Exercise directions
Drop the images; return everything else in the listing below exactly.

-----

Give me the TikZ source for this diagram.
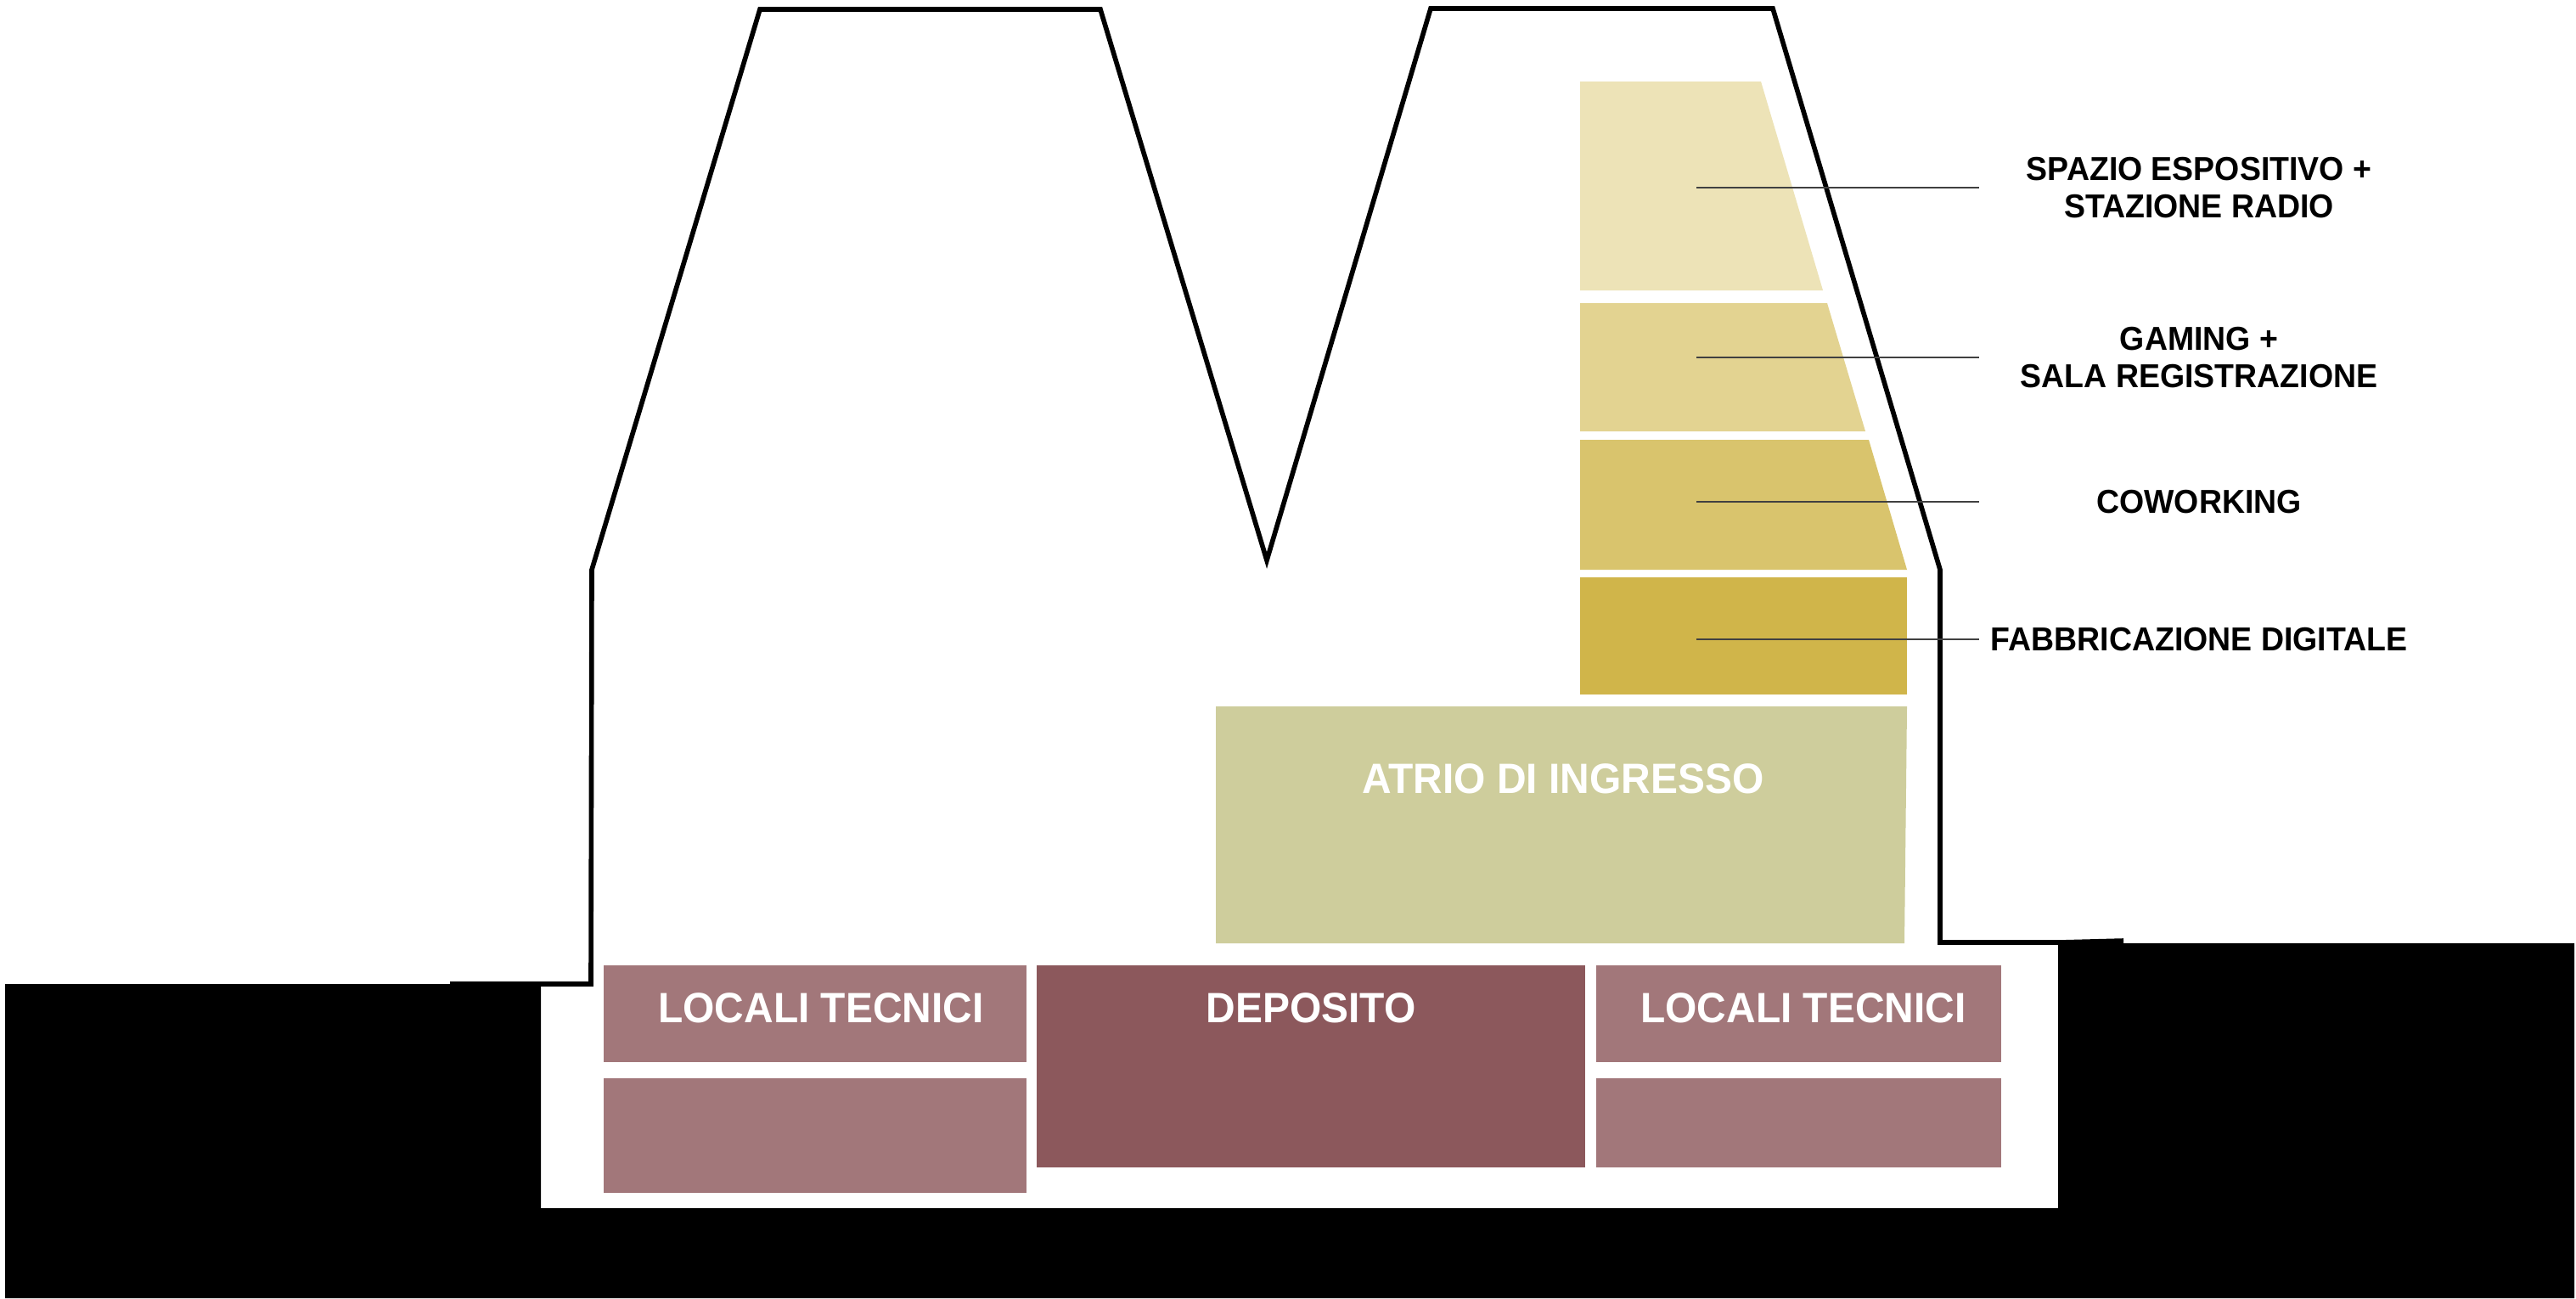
\documentclass[tikz,border=0pt]{standalone}
\usepackage{fontspec}
\setmainfont[FakeStretch=0.96]{Liberation Sans}
\usepackage{tikz}

\definecolor{spazio}{HTML}{EDE3B7}
\definecolor{gaming}{HTML}{E3D391}
\definecolor{coworking}{HTML}{D9C46D}
\definecolor{fabbrica}{HTML}{D0B54A}
\definecolor{atrio}{HTML}{CECD9C}
\definecolor{deposito}{HTML}{8C585C}
\definecolor{locali}{HTML}{A2777A}

\tikzset{
  sezione/.style={line width=1.6pt, line join=miter},
  leader/.style={line width=0.4pt, black!75},
  etichetta/.style={font=\fontsize{11.1}{12.7}\selectfont\bfseries, align=center, inner sep=0pt},
  interno/.style={font=\fontsize{14.2}{16}\selectfont\bfseries, text=white, inner sep=0pt}
}

\begin{document}
\begin{tikzpicture}[x=0.01cm, y=-0.01cm]
  \useasboundingbox (0,0) rectangle (3034,1529);
  \fill[white] (0,0) rectangle (3034,1529);
  \fill[black] (6,1159) -- (637,1159) -- (637,1423) -- (2424,1423) -- (2424,1111)
    -- (3032,1111) -- (3032,1529) -- (6,1529) -- cycle;
  \fill[spazio] (1861,96) -- (2074,96) -- (2147,342) -- (1861,342) -- cycle;
  \fill[gaming] (1861,357) -- (2152,357) -- (2197,508) -- (1861,508) -- cycle;
  \fill[coworking] (1861,518) -- (2201,518) -- (2246,671) -- (1861,671) -- cycle;
  \fill[fabbrica] (1861,680) rectangle (2246,818);
  \fill[atrio] (1432,832) -- (2246,832) -- (2243,1111) -- (1432,1111) -- cycle;
  \fill[locali] (711,1137) rectangle (1209,1251);
  \fill[locali] (711,1270) rectangle (1209,1405);
  \fill[deposito] (1221,1137) rectangle (1867,1375);
  \fill[locali] (1880,1137) rectangle (2357,1251);
  \fill[locali] (1880,1270) rectangle (2357,1375);
  \draw[sezione] (530,1159) -- (696,1159) -- (697,671) -- (895,11) -- (1296,11) -- (1492,660)
    -- (1685,10) -- (2088,10) -- (2285,671) -- (2285,1110) -- (2425,1110) -- (2501,1108);
  \node[interno] (atrioL) at (1841,917) {ATRIO DI INGRESSO};
  \node[interno] (localiA) at (967,1187) {LOCALI TECNICI};
  \node[interno] (depositoL) at (1544,1187) {DEPOSITO};
  \node[interno] (localiB) at (2124,1187) {LOCALI TECNICI};
  \node[etichetta] (spazioL) at (2590,221) {SPAZIO ESPOSITIVO +\\STAZIONE RADIO};
  \node[etichetta] (gamingL) at (2590,421) {GAMING +\\SALA REGISTRAZIONE};
  \node[etichetta] (coworkingL) at (2590,591) {COWORKING};
  \node[etichetta] (fabbricaL) at (2590,753) {FABBRICAZIONE DIGITALE};
  \coordinate (a1) at (1998,221);
  \coordinate (b1) at (2331,221);
  \coordinate (a2) at (1998,421);
  \coordinate (b2) at (2331,421);
  \coordinate (a3) at (1998,591);
  \coordinate (b3) at (2331,591);
  \coordinate (a4) at (1998,753);
  \coordinate (b4) at (2331,753);
  \draw[leader] (a1) -- (b1);
  \draw[leader] (a2) -- (b2);
  \draw[leader] (a3) -- (b3);
  \draw[leader] (a4) -- (b4);
\end{tikzpicture}
\end{document}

-----

Response to this exercise
Give me the TikZ source for this diagram.
\documentclass[tikz,border=0pt]{standalone}
\usepackage{fontspec}
\setmainfont[FakeStretch=0.96]{Liberation Sans}
\usepackage{tikz}

\definecolor{spazio}{HTML}{EDE3B7}
\definecolor{gaming}{HTML}{E3D391}
\definecolor{coworking}{HTML}{D9C46D}
\definecolor{fabbrica}{HTML}{D0B54A}
\definecolor{atrio}{HTML}{CECD9C}
\definecolor{deposito}{HTML}{8C585C}
\definecolor{locali}{HTML}{A2777A}

\tikzset{
  sezione/.style={line width=1.6pt, line join=miter},
  leader/.style={line width=0.4pt, black!75},
  etichetta/.style={font=\fontsize{11.1}{12.7}\selectfont\bfseries, align=center, inner sep=0pt},
  interno/.style={font=\fontsize{14.2}{16}\selectfont\bfseries, text=white, inner sep=0pt}
}

\begin{document}
\begin{tikzpicture}[x=0.01cm, y=-0.01cm]
  \useasboundingbox (0,0) rectangle (3034,1529);
  \fill[white] (0,0) rectangle (3034,1529);
  \fill[black] (6,1159) -- (637,1159) -- (637,1423) -- (2424,1423) -- (2424,1111)
    -- (3032,1111) -- (3032,1529) -- (6,1529) -- cycle;
  \fill[spazio] (1861,96) -- (2074,96) -- (2147,342) -- (1861,342) -- cycle;
  \fill[gaming] (1861,357) -- (2152,357) -- (2197,508) -- (1861,508) -- cycle;
  \fill[coworking] (1861,518) -- (2201,518) -- (2246,671) -- (1861,671) -- cycle;
  \fill[fabbrica] (1861,680) rectangle (2246,818);
  \fill[atrio] (1432,832) -- (2246,832) -- (2243,1111) -- (1432,1111) -- cycle;
  \fill[locali] (711,1137) rectangle (1209,1251);
  \fill[locali] (711,1270) rectangle (1209,1405);
  \fill[deposito] (1221,1137) rectangle (1867,1375);
  \fill[locali] (1880,1137) rectangle (2357,1251);
  \fill[locali] (1880,1270) rectangle (2357,1375);
  \draw[sezione] (530,1159) -- (696,1159) -- (697,671) -- (895,11) -- (1296,11) -- (1492,660)
    -- (1685,10) -- (2088,10) -- (2285,671) -- (2285,1110) -- (2425,1110) -- (2501,1108);
  \node[interno] (atrioL) at (1841,917) {ATRIO DI INGRESSO};
  \node[interno] (localiA) at (967,1187) {LOCALI TECNICI};
  \node[interno] (depositoL) at (1544,1187) {DEPOSITO};
  \node[interno] (localiB) at (2124,1187) {LOCALI TECNICI};
  \node[etichetta] (spazioL) at (2590,221) {SPAZIO ESPOSITIVO +\\STAZIONE RADIO};
  \node[etichetta] (gamingL) at (2590,421) {GAMING +\\SALA REGISTRAZIONE};
  \node[etichetta] (coworkingL) at (2590,591) {COWORKING};
  \node[etichetta] (fabbricaL) at (2590,753) {FABBRICAZIONE DIGITALE};
  \coordinate (a1) at (1998,221);
  \coordinate (b1) at (2331,221);
  \coordinate (a2) at (1998,421);
  \coordinate (b2) at (2331,421);
  \coordinate (a3) at (1998,591);
  \coordinate (b3) at (2331,591);
  \coordinate (a4) at (1998,753);
  \coordinate (b4) at (2331,753);
  \draw[leader] (a1) -- (b1);
  \draw[leader] (a2) -- (b2);
  \draw[leader] (a3) -- (b3);
  \draw[leader] (a4) -- (b4);
\end{tikzpicture}
\end{document}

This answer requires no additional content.